After several rounds of half-hearted backpedaling and failed attempts at appeasement, Wizards decided to call off their attempts to nullify the OGL and dropped the 5.1 SRD into Creative Commons. For the moment, the community called this a win, but those who remained rightfully suspicious of the megacorp are now waiting to see if they'll attempt something like a GSL for this game when the release comes.
Microtransaction hell
Even more troubling is that One D&D is apparently going down the same route as fucking triple-A vidya via implementing microtransactions for content smaller than book-level, all for a Virtual Tabletop that also has paid subscription tiers. Even some magic items, my god. So much for that online database being a good thing, since you're going to have to pay to access the stuff you want specifically. This is likely because in their infinite wisdom Hasbro made an ex-Microsoft employee their CEO, which is a bad idea for multiple reasons, and said CEO has stated that D&D is undermonetized even with the expensive ass books. So yeah, if the OGL wasn't enough to erode any good faith WOTC had left, this fucking did.

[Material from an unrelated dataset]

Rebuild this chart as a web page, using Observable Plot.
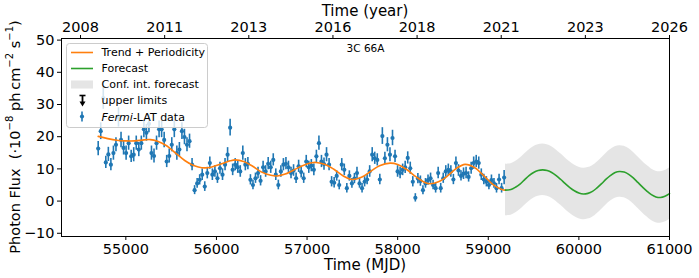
<!DOCTYPE html>
<html><head><meta charset="utf-8">
<script src="https://cdn.jsdelivr.net/npm/d3@7"></script>
<script src="https://cdn.jsdelivr.net/npm/@observablehq/plot@0.6"></script>
<style>body{margin:0;background:#fff;} #chart{position:relative;width:699px;height:278px;}</style>
</head><body><div id="chart"></div>
<script>
// ---- data ----
const mjd = [54695,54723,54751,54779,54807,54835,54863,54891,54919,54947,
54975,55003,55031,55059,55087,55115,55143,55171,55199,55227,
55255,55283,55311,55339,55367,55395,55423,55451,55479,55507,
55535,55563,55591,55619,55647,55675,55703,55731,55759,55787,
55815,55843,55871,55899,55927,55955,55983,56011,56039,56067,
56095,56123,56151,56179,56207,56235,56263,56291,56319,56347,
56375,56403,56431,56459,56487,56515,56543,56571,56599,56627,
56655,56683,56711,56739,56767,56795,56823,56851,56879,56907,
56935,56963,56991,57019,57047,57075,57103,57131,57159,57187,
57215,57243,57271,57299,57327,57355,57383,57411,57439,57467,
57495,57523,57551,57579,57607,57635,57663,57691,57719,57747,
57775,57803,57831,57859,57887,57915,57943,57971,57999,58027,
58055,58083,58111,58139,58167,58195,58223,58251,58279,58307,
58335,58363,58391,58419,58447,58475,58503,58531,58559,58587,
58615,58643,58671,58699,58727,58755,58783,58811,58839,58867,
58895,58923,58951,58979,59007,59035,59063,59091,59119,59147,59175];
const flux = [16.3,21.7,32.0,12.0,14.5,11.3,14.9,17.5,26.0,19.0,
16.5,14.9,18.0,13.9,14.4,18.0,16.0,18.0,22.3,21.2,
24.0,14.9,14.0,18.0,22.3,22.3,19.0,12.3,14.0,17.5,
22.3,14.9,16.0,21.7,19.9,17.5,18.6,11.3,3.4,5.5,
6.6,8.2,4.5,8.7,11.8,8.2,9.2,7.1,10.2,8.2,
11.3,14.4,22.8,9.7,11.3,10.5,9.2,14.9,11.3,11.6,
6.6,5.0,7.1,8.7,6.3,10.5,9.2,11.6,10.5,12.8,
8.2,5.0,9.2,11.3,11.6,10.5,8.7,9.5,7.1,10.8,
9.0,7.1,12.3,10.5,11.0,9.7,13.9,18.0,12.3,11.5,
14.4,11.3,6.0,5.7,7.8,5.0,11.3,9.7,4.0,7.8,
5.5,7.0,8.7,5.5,4.0,6.0,6.7,9.2,14.4,13.3,
12.8,6.7,20.2,13.3,17.5,14.4,19.6,13.9,9.2,8.7,
9.7,10.5,13.4,10.2,6.0,1.0,7.0,6.2,3.4,5.5,
6.5,7.1,5.0,4.0,8.7,4.0,7.1,9.2,9.7,9.2,
6.7,11.8,9.5,7.8,8.5,8.7,7.5,10.2,11.8,12.3,
11.8,8.2,6.7,6.0,5.0,6.5,5.5,4.0,6.7,4.0,7.3];
const fluxErr = [2.2,2.6,3.5,1.9,2.2,1.9,2.2,2.2,3.0,2.4,
2.2,2.2,2.2,1.9,2.2,2.2,2.2,2.2,2.6,2.6,
2.8,2.2,2.2,2.2,2.6,2.6,2.4,1.9,2.2,2.2,
2.6,2.2,2.2,2.6,2.4,2.2,2.2,1.9,1.4,1.5,
1.6,1.8,1.5,1.8,1.9,1.8,1.8,1.6,1.9,1.8,
1.9,2.2,2.6,1.8,1.9,1.9,1.8,2.2,1.9,1.9,
1.6,1.5,1.6,1.8,1.6,1.9,1.8,1.9,1.9,1.9,
1.8,1.5,1.8,1.9,1.9,1.9,1.8,1.8,1.6,1.9,
1.8,1.6,1.9,1.9,1.9,1.8,1.9,2.2,1.9,1.9,
2.2,1.9,1.6,1.6,1.6,1.5,1.9,1.8,1.5,1.6,
1.5,1.6,1.8,1.5,1.5,1.6,1.6,1.8,2.2,1.9,
1.9,1.6,2.6,1.9,2.2,2.2,2.4,1.9,1.8,1.8,
1.8,1.9,1.9,1.9,1.6,1.3,1.6,1.6,1.4,1.5,
1.6,1.6,1.5,1.5,1.8,1.5,1.6,1.8,1.8,1.8,
1.6,1.9,1.8,1.6,1.8,1.8,1.6,1.9,1.9,1.9,
1.9,1.8,1.6,1.6,1.5,1.6,1.5,1.5,1.6,1.5,2.2];

const trendMjd = [54695,54800,54900,55000,55100,55200,55270,55350,55450,55550,55650,55730,55800,55870,55950,56050,56150,56210,56300,56400,56500,56600,56670,56750,56850,56950,57050,57100,57200,57300,57400,57495,57600,57700,57800,57917,58000,58100,58200,58300,58360,58450,58550,58650,58744,58850,58950,59050,59150,59190];
const trendFlux = [20.1,19.4,18.9,18.7,18.7,19.0,19.1,18.6,17.2,14.9,12.6,11.3,10.6,10.3,10.6,11.5,12.5,12.8,12.3,10.8,9.0,8.0,7.8,8.3,9.6,11.0,11.9,12.0,11.4,9.8,7.8,6.7,7.4,9.2,11.0,11.8,11.4,9.8,7.6,5.8,5.4,6.0,7.8,10.2,11.4,10.4,7.9,5.2,3.6,3.4];

const forecastMjd = [59190,59250,59300,59350,59400,59450,59500,59550,59600,59650,59700,59750,59800,59850,59900,59950,60000,60050,60100,60150,60200,60250,60300,60350,60400,60450,60500,60550,60600,60650,60700,60750,60800,60850,60900,60950,61000];
const forecastFlux = [3.4,3.6,4.3,5.3,6.6,7.9,8.9,9.5,9.7,9.5,8.9,7.9,6.7,5.4,4.2,3.2,2.5,2.2,2.4,3.0,4.1,5.4,6.8,8.0,8.9,9.2,9.0,8.3,7.2,5.8,4.4,3.1,2.0,1.3,1.1,1.5,2.3];
const bandHigh = [11.4,11.6,12.3,13.3,14.6,15.9,16.9,17.5,17.7,17.5,16.9,15.9,14.7,13.4,12.2,11.2,10.5,10.2,10.4,11.0,12.1,13.4,14.8,16.0,16.9,17.2,17.0,16.3,15.2,13.8,12.4,11.1,10.0,9.3,9.1,9.5,10.3];
const bandLow = [-4.6,-4.4,-3.7,-2.7,-1.4,-0.1,0.9,1.5,1.7,1.5,0.9,-0.1,-1.3,-2.6,-3.8,-4.8,-5.5,-5.8,-5.6,-5.0,-3.9,-2.6,-1.2,0.0,0.9,1.2,1.0,0.3,-0.8,-2.2,-3.6,-4.9,-6.0,-6.7,-6.9,-6.5,-5.7];

const xTicks = [55000,56000,57000,58000,59000,60000,61000];
const yTicks = [-10,0,10,20,30,40,50];
const yearTickMjd = [54500,55428.571,56357.143,57285.714,58214.286,59142.857,60071.429,61000];
const yearTickLabels = ["2008","2011","2013","2016","2018","2021","2023","2026"];
const titleText = ["3C 66A"];
const legendLabels = ["Trend + Periodicity","Forecast","Conf. int. forecast","upper limits","Fermi-LAT data"];

// ---- tables ----
const points = mjd.map((t,i)=>({t, v:flux[i], e:fluxErr[i]}));
const trend = trendMjd.map((t,i)=>({t, v:trendFlux[i]}));
const forecast = forecastMjd.map((t,i)=>({t, v:forecastFlux[i], lo:bandLow[i], hi:bandHigh[i]}));
const yearMap = new Map(yearTickMjd.map((d,i)=>[d, yearTickLabels[i]]));

const BLUE="#1f77b4", ORANGE="#ff7f0e", GREEN="#2ca02c";
const FONT="DejaVu Sans, sans-serif";

const svg = Plot.plot({
  width:699, height:278,
  marginLeft:61, marginRight:30, marginTop:38, marginBottom:42,
  style:{fontFamily:FONT, fontSize:"14.5px", background:"white", color:"black", overflow:"visible"},
  x:{domain:[54290,61000], label:null},
  y:{domain:[-11,50.5], label:null},
  marks:[
    Plot.areaY(forecast,{x:"t", y1:"lo", y2:"hi", fill:"#d3d3d3", fillOpacity:0.6, curve:"catmull-rom"}),
    Plot.ruleX(points,{x:"t", y1:d=>d.v-d.e, y2:d=>d.v+d.e, stroke:BLUE, strokeWidth:1.6}),
    Plot.dot(points,{x:"t", y:"v", r:2.1, fill:BLUE, stroke:null}),
    Plot.line(trend,{x:"t", y:"v", stroke:ORANGE, strokeWidth:1.6, curve:"catmull-rom"}),
    Plot.line(forecast,{x:"t", y:"v", stroke:GREEN, strokeWidth:1.6, curve:"catmull-rom"}),
    Plot.text(titleText,{text:d=>d, frameAnchor:"top", dy:10, fontSize:10.5, lineAnchor:"middle", fill:"black"}),
    Plot.frame({stroke:"black", strokeWidth:1}),
    Plot.axisX({anchor:"bottom", ticks:xTicks, tickFormat:d=>String(d), tickSize:4, tickPadding:3, label:null}),
    Plot.axisX({anchor:"top", ticks:yearTickMjd, tickFormat:d=>yearMap.get(d), tickSize:4, tickPadding:3, label:null}),
    Plot.axisY({anchor:"left", ticks:yTicks, tickFormat:d=>d<0?"\u2212"+Math.abs(d):String(d), tickSize:4, tickPadding:3, label:null})
  ]
});
document.getElementById("chart").appendChild(svg);

const s = d3.select(svg);
// axis labels
s.append("text").attr("x",365).attr("y",11).attr("text-anchor","middle").attr("dominant-baseline","central")
  .style("font-family",FONT).style("font-size","15px").attr("fill","black").text("Time (year)");
s.append("text").attr("x",365).attr("y",265).attr("text-anchor","middle").attr("dominant-baseline","central")
  .style("font-family",FONT).style("font-size","15px").attr("fill","black").text("Time (MJD)");
const yl = s.append("text").attr("transform","translate(15,137) rotate(-90)").attr("text-anchor","middle")
  .attr("dominant-baseline","central").style("font-family",FONT).style("font-size","14.5px")
  .style("white-space","pre").attr("fill","black");
const parts = [["Photon Flux  (\u00b710",0],["\u22128",1],[" ph\u2009cm",0],["\u22122",1],[" s",0],["\u22121",1],[")",0]];
let prevSup=false;
parts.forEach(([t,sup])=>{
  const ts = yl.append("tspan").text(t);
  if(sup){ts.attr("dy",-6).style("font-size","10px");}
  else if(prevSup){ts.attr("dy",6);}
  prevSup=!!sup;
});

// legend
const lg = s.append("g").style("font-family",FONT).style("font-size","11px").attr("text-anchor","start");
lg.append("rect").attr("x",66.5).attr("y",43.5).attr("width",141).attr("height",84).attr("rx",3)
  .attr("fill","white").attr("fill-opacity",0.8).attr("stroke","#cccccc");
const rowsY=[52.5,68.5,84.5,100.5,116.5];
lg.append("line").attr("x1",71).attr("x2",93).attr("y1",rowsY[0]).attr("y2",rowsY[0]).attr("stroke",ORANGE).attr("stroke-width",1.6);
lg.append("line").attr("x1",71).attr("x2",93).attr("y1",rowsY[1]).attr("y2",rowsY[1]).attr("stroke",GREEN).attr("stroke-width",1.6);
lg.append("rect").attr("x",71).attr("y",rowsY[2]-4).attr("width",22).attr("height",8).attr("fill","#d3d3d3").attr("fill-opacity",0.6);
lg.append("line").attr("x1",79.5).attr("x2",85.5).attr("y1",rowsY[3]-5).attr("y2",rowsY[3]-5).attr("stroke","black").attr("stroke-width",1.6);
lg.append("line").attr("x1",82.5).attr("x2",82.5).attr("y1",rowsY[3]-5).attr("y2",rowsY[3]+2).attr("stroke","black").attr("stroke-width",1.8);
lg.append("path").attr("d",`M79.5,${rowsY[3]+1}L85.5,${rowsY[3]+1}L82.5,${rowsY[3]+6}Z`).attr("fill","black");
lg.append("line").attr("x1",82).attr("x2",82).attr("y1",rowsY[4]-5).attr("y2",rowsY[4]+5).attr("stroke",BLUE).attr("stroke-width",1.6);
lg.append("circle").attr("cx",82).attr("cy",rowsY[4]).attr("r",2.1).attr("fill",BLUE);
legendLabels.forEach((t,i)=>{
  const tx = lg.append("text").attr("x",101.5).attr("y",rowsY[i]).attr("text-anchor","start")
    .attr("dominant-baseline","central").attr("fill","black");
  if(i===4){
    tx.append("tspan").style("font-style","italic").text("Fermi");
    tx.append("tspan").text("-LAT data");
  } else tx.text(t);
});
</script>
</body></html>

Fortunately, this has also become a glowing weak spot for the beast, as the corporate obsession with short-term profits has meant that they're more interested in the subscriptions to their D&D Beyond services than any other purchases because it means a consistent flow of money. Of course, the easiest way to hurt such is to cancel any subscriptions to Beyond and to stay off their shitty service once they open up the actual 3D tabletop service. Of course, this happened once the full extent for Wizards' contempt for their own consumer base was laid bare, and as a panic button, Wizards had to hide the cancel subscription button on their website, hoping that the stupids will forget this offense with time before revealing something only slightly less tyrannical. As part of their aforementioned appeasement, the suits tried to introduce a VTT policy that seemed obsessed with nonsensical aspects that mean little to a VTT, hoping to draw attention away from the real issues. While the OGL issue folded over, there was no word on how they were going to address the issues about the microtransaction-laden system, which means that any further fuckery can and most likely will take place over this as a hill they would desperately die on.